** start of Record extracts **
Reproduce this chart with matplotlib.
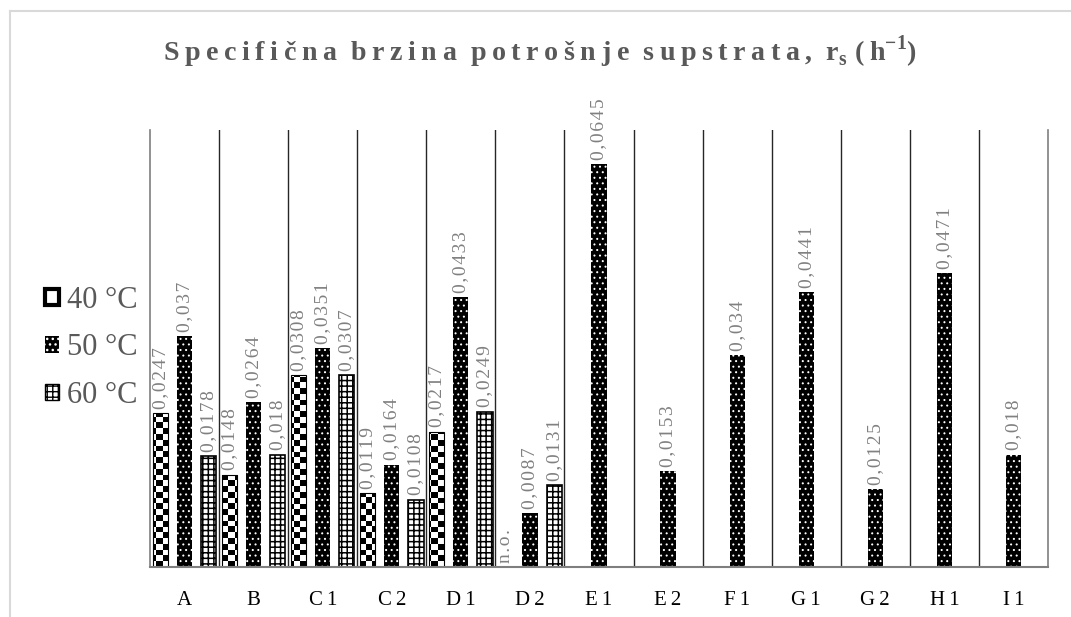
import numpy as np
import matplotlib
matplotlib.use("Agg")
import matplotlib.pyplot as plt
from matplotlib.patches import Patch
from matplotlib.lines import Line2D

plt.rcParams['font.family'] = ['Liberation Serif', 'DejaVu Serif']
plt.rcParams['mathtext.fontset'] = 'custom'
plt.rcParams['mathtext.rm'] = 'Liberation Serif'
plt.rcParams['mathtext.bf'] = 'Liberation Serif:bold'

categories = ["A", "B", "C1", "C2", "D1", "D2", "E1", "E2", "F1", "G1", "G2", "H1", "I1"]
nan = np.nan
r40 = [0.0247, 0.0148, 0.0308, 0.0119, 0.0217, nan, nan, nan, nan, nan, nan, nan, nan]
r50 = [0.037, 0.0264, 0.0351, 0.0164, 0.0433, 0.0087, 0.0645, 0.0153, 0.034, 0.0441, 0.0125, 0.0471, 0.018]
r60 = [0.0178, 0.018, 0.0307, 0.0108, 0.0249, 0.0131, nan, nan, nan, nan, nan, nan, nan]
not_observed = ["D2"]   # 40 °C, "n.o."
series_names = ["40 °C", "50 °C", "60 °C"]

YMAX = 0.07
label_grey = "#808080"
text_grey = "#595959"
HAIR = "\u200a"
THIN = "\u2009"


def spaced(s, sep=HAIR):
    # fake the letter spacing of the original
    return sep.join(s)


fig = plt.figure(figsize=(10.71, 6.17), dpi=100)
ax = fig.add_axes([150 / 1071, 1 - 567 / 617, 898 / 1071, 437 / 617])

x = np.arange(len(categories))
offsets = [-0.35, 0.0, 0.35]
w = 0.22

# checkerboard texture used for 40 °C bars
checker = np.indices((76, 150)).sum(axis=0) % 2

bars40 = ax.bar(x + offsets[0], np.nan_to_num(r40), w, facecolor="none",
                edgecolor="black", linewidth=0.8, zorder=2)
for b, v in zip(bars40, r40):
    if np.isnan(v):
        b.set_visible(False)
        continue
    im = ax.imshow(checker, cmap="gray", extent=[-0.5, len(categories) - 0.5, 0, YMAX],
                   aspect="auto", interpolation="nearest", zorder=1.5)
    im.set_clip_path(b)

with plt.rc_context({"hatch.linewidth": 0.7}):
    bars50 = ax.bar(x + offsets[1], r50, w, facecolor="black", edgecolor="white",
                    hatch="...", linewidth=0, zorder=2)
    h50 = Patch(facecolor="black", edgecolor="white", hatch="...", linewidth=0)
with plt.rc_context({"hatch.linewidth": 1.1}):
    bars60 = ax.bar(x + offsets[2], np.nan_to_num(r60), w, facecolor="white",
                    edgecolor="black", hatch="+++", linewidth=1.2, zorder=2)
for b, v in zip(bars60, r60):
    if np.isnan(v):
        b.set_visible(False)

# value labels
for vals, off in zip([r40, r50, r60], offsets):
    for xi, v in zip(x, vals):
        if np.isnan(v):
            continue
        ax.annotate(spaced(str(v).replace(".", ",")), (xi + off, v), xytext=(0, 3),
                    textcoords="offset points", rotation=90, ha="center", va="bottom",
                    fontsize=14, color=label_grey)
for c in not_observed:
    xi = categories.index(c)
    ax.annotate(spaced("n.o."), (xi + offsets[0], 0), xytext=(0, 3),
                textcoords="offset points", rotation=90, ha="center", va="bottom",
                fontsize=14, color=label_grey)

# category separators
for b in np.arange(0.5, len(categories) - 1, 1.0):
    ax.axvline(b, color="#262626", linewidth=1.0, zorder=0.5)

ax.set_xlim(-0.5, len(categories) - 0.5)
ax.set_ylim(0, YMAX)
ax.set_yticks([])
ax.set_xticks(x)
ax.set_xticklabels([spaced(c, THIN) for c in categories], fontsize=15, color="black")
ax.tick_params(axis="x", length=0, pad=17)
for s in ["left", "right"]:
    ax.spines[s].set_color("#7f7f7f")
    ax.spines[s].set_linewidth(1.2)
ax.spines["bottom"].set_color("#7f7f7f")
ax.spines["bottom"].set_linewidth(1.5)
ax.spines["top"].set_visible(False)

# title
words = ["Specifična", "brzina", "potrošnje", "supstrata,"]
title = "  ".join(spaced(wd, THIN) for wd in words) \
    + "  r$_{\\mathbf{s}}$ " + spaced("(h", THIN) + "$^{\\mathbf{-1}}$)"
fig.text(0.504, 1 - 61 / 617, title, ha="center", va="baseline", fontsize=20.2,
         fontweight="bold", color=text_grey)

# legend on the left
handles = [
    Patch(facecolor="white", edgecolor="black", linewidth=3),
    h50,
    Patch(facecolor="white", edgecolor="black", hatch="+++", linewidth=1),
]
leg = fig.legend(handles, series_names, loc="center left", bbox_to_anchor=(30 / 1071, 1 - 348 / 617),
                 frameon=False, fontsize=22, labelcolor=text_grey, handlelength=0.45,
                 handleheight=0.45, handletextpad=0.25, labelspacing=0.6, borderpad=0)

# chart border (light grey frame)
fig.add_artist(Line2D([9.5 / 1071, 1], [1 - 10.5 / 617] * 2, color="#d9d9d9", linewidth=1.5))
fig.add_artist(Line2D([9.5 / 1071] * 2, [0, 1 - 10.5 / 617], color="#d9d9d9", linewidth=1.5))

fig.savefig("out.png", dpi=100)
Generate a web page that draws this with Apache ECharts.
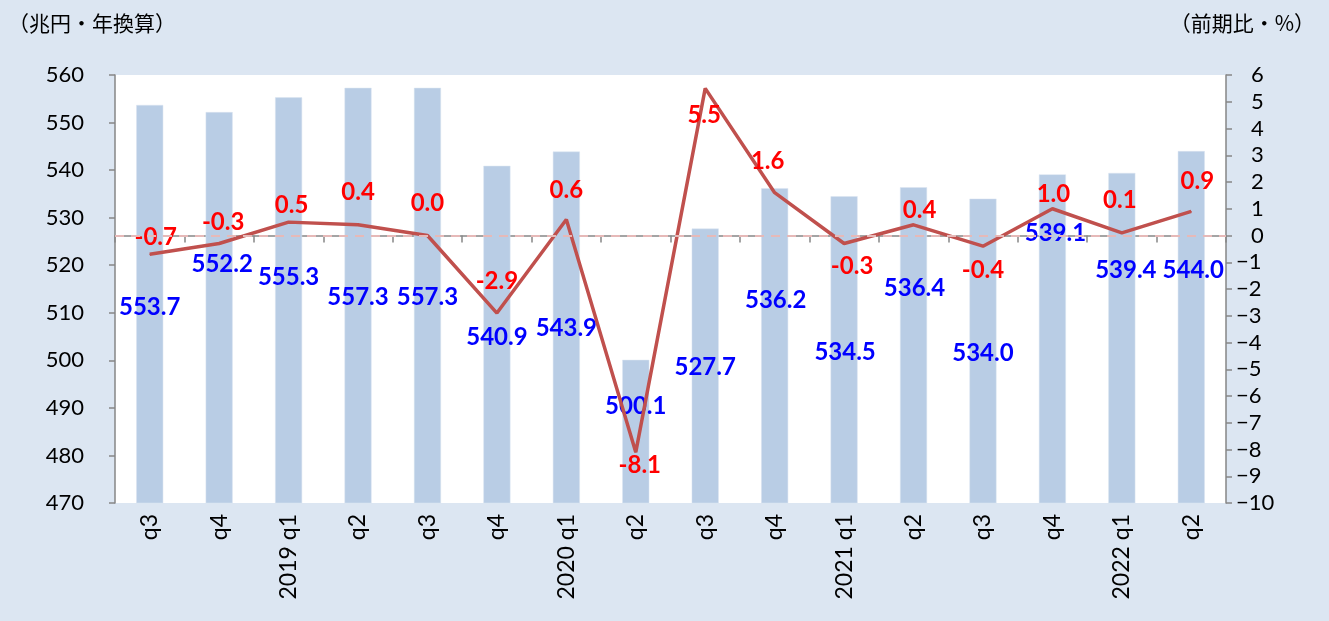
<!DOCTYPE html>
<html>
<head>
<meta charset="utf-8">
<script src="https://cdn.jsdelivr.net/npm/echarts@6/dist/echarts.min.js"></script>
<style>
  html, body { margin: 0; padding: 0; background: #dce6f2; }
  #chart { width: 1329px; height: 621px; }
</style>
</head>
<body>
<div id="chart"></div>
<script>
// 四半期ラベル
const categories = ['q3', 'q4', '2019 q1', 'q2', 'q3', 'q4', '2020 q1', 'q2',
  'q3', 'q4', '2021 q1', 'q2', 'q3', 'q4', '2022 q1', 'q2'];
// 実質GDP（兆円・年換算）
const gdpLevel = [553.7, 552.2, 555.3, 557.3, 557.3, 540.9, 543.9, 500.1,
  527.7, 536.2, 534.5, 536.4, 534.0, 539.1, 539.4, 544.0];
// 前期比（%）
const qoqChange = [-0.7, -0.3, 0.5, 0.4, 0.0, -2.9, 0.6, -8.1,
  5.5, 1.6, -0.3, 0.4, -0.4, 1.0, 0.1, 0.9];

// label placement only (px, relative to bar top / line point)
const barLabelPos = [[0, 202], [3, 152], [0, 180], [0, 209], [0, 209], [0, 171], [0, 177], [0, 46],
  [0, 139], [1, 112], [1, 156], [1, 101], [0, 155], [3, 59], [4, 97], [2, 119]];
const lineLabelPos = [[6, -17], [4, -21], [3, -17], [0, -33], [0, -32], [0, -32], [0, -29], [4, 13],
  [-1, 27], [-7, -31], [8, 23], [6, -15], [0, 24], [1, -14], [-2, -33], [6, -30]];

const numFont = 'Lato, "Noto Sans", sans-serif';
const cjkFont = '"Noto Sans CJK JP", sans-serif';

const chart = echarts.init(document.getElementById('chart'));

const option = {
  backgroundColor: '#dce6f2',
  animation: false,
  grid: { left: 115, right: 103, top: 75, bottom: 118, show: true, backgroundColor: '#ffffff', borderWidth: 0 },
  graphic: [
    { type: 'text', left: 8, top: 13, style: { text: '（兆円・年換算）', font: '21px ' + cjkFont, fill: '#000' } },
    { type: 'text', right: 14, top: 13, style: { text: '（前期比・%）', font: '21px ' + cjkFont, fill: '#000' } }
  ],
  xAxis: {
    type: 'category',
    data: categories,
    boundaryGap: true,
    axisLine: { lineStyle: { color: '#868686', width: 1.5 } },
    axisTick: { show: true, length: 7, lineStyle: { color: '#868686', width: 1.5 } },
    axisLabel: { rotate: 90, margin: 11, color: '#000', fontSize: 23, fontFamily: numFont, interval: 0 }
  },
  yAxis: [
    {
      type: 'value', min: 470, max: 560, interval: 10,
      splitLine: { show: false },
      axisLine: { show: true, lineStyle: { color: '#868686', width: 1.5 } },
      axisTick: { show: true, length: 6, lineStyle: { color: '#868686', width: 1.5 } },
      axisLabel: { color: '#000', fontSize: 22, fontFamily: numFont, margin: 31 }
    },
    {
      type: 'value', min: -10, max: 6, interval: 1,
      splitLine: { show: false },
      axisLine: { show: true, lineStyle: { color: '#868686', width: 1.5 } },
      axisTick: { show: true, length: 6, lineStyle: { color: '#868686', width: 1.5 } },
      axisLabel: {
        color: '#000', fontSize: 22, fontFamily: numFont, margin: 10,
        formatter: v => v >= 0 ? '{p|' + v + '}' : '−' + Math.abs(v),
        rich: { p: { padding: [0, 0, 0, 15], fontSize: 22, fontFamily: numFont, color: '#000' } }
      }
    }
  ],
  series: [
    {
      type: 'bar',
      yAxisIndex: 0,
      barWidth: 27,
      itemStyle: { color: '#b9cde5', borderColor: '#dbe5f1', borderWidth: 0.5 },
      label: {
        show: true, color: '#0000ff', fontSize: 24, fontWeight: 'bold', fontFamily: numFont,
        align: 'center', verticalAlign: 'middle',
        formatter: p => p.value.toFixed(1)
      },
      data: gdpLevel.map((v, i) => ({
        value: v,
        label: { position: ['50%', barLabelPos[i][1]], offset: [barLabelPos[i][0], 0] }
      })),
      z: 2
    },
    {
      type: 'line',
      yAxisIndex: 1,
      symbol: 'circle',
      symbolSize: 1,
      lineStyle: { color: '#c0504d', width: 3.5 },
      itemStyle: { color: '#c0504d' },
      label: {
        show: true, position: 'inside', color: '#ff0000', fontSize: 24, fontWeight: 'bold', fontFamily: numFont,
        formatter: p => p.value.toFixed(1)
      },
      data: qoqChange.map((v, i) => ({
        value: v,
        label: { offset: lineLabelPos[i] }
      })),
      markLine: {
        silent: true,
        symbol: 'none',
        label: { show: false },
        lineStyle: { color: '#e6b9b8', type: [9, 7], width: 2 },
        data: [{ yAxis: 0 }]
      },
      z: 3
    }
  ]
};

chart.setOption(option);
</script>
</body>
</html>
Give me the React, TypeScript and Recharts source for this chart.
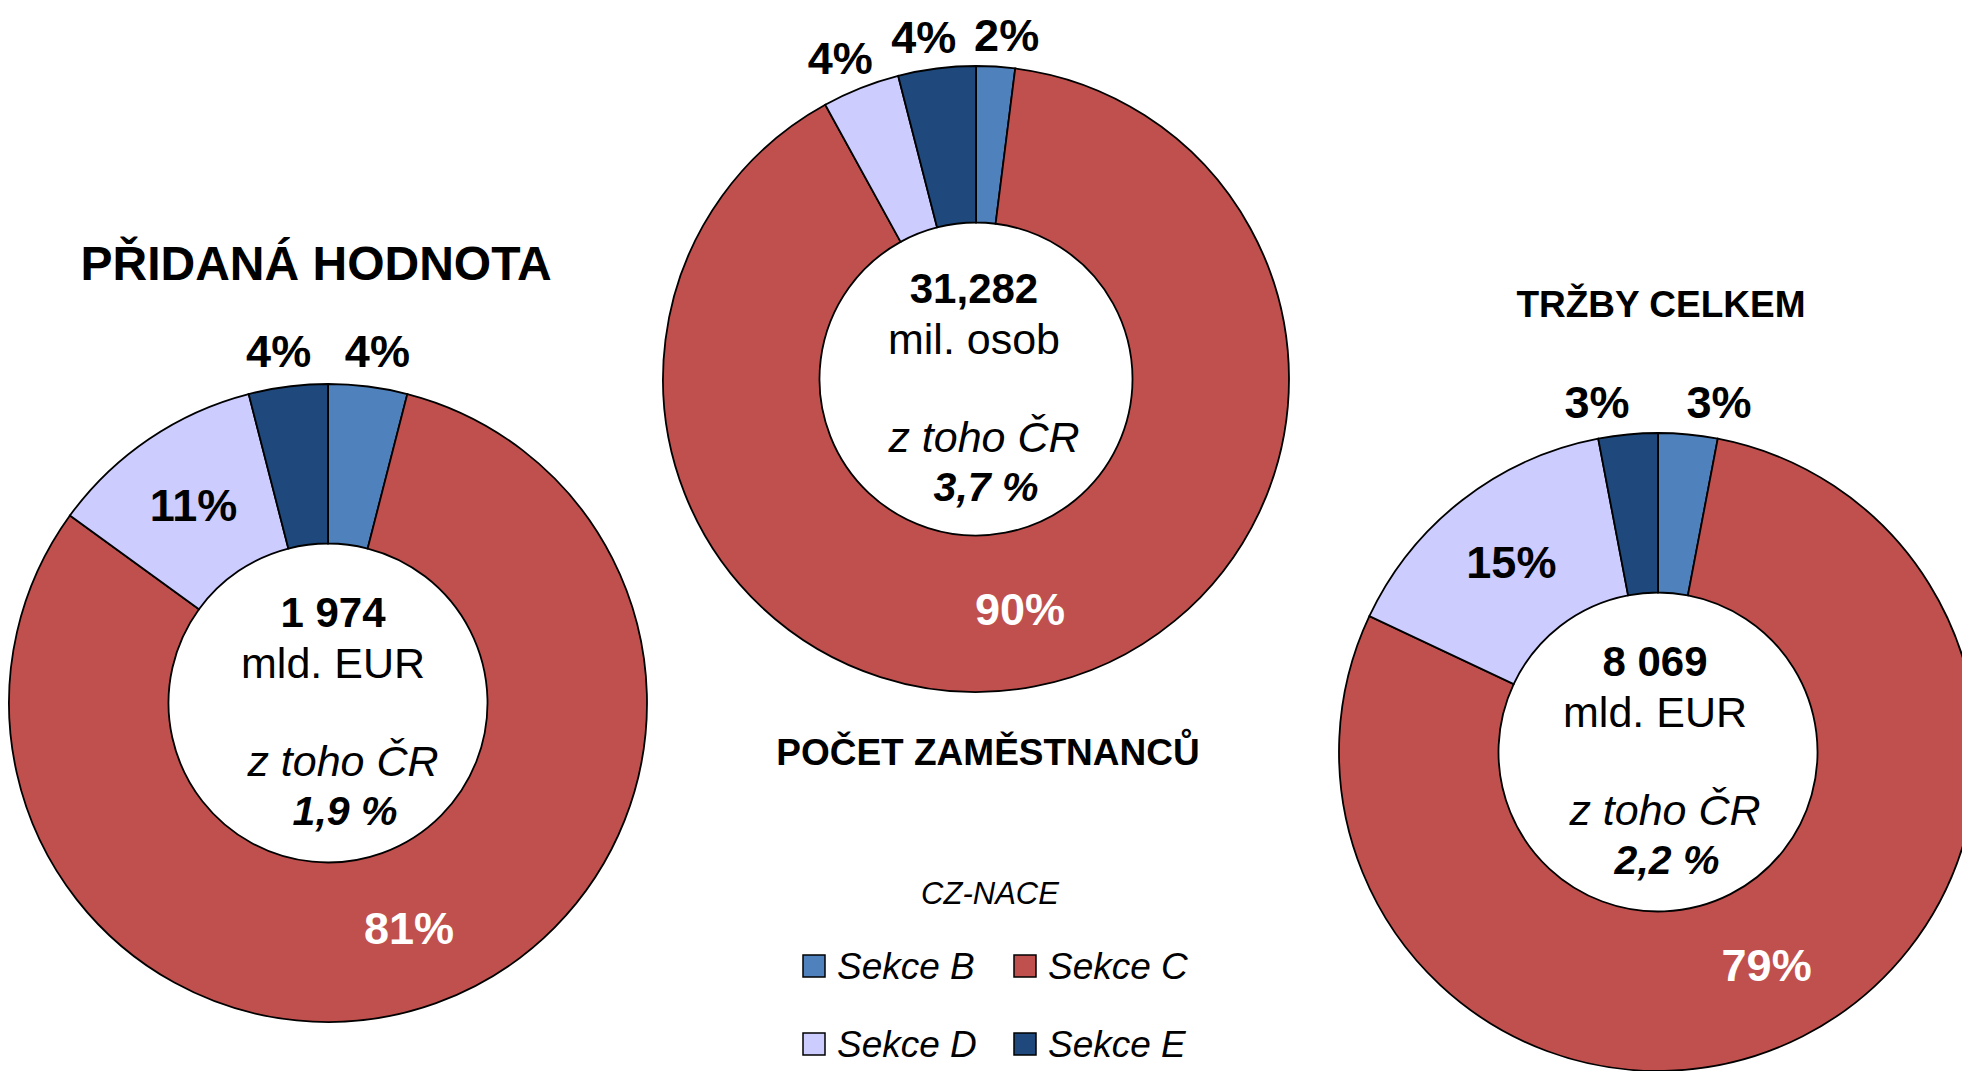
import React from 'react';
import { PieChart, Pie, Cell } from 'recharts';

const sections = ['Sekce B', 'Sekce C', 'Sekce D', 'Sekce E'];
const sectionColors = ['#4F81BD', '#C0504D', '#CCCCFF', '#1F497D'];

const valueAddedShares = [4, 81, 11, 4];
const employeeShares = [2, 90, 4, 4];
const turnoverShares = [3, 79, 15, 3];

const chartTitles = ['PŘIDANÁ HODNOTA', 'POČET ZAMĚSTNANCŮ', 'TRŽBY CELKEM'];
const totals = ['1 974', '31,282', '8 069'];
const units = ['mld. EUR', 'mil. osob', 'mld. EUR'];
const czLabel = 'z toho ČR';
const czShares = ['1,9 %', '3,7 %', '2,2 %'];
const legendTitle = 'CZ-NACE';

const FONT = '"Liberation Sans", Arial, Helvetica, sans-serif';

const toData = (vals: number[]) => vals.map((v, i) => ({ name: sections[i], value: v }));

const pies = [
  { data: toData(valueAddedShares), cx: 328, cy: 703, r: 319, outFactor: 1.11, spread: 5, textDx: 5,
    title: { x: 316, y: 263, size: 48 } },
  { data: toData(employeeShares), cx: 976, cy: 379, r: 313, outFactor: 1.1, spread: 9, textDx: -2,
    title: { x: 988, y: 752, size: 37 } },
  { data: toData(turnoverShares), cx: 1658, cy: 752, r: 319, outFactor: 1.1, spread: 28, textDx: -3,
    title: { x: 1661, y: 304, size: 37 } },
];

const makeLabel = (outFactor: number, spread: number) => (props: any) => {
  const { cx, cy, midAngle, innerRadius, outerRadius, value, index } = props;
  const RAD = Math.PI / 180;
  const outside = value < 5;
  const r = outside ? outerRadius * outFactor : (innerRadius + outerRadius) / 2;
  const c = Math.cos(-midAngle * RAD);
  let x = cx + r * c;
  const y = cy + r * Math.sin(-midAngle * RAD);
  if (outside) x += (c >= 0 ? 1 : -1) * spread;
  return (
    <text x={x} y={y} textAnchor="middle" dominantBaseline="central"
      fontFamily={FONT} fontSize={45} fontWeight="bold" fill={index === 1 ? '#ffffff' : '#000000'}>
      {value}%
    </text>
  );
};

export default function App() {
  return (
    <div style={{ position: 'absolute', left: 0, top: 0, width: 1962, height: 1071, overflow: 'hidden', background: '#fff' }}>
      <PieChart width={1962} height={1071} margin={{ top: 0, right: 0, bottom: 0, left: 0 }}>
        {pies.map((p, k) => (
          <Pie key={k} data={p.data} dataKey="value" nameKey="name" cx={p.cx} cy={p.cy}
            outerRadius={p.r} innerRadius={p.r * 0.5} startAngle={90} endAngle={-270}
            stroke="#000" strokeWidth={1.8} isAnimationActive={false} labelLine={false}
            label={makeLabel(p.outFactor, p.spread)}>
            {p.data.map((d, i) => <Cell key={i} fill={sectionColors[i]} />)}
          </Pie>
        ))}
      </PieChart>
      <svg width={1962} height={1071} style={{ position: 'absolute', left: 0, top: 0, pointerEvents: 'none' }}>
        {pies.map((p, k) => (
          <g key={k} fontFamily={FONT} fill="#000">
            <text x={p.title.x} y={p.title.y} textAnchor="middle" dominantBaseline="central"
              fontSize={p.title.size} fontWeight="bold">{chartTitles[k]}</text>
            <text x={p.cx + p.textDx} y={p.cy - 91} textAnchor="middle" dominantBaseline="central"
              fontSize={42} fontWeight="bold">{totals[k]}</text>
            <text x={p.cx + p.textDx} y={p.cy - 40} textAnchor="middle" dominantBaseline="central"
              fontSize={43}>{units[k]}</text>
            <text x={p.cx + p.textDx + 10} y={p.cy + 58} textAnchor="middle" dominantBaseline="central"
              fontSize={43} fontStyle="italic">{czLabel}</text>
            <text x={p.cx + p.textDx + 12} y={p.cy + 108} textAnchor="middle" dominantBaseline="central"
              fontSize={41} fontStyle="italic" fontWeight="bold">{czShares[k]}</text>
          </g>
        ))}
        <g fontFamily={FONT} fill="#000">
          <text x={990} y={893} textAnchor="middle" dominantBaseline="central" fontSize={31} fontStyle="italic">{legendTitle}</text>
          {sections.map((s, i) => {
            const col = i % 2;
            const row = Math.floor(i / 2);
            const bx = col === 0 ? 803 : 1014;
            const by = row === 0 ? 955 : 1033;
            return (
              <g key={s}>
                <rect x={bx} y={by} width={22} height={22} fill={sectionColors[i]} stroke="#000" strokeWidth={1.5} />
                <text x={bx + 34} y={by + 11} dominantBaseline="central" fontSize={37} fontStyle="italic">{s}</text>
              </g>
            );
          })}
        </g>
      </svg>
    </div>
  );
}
** end of Record extracts **
• **Task description**: Repeat the lines exactly as they stand, from the opening line of the data through the line with "from matplotlib.lines import Line2D". Pictures stay out of the copy.

• **Worked answer**:
Reproduce this chart with matplotlib.
import numpy as np
import matplotlib
matplotlib.use("Agg")
import matplotlib.pyplot as plt
from matplotlib.patches import Patch
from matplotlib.lines import Line2D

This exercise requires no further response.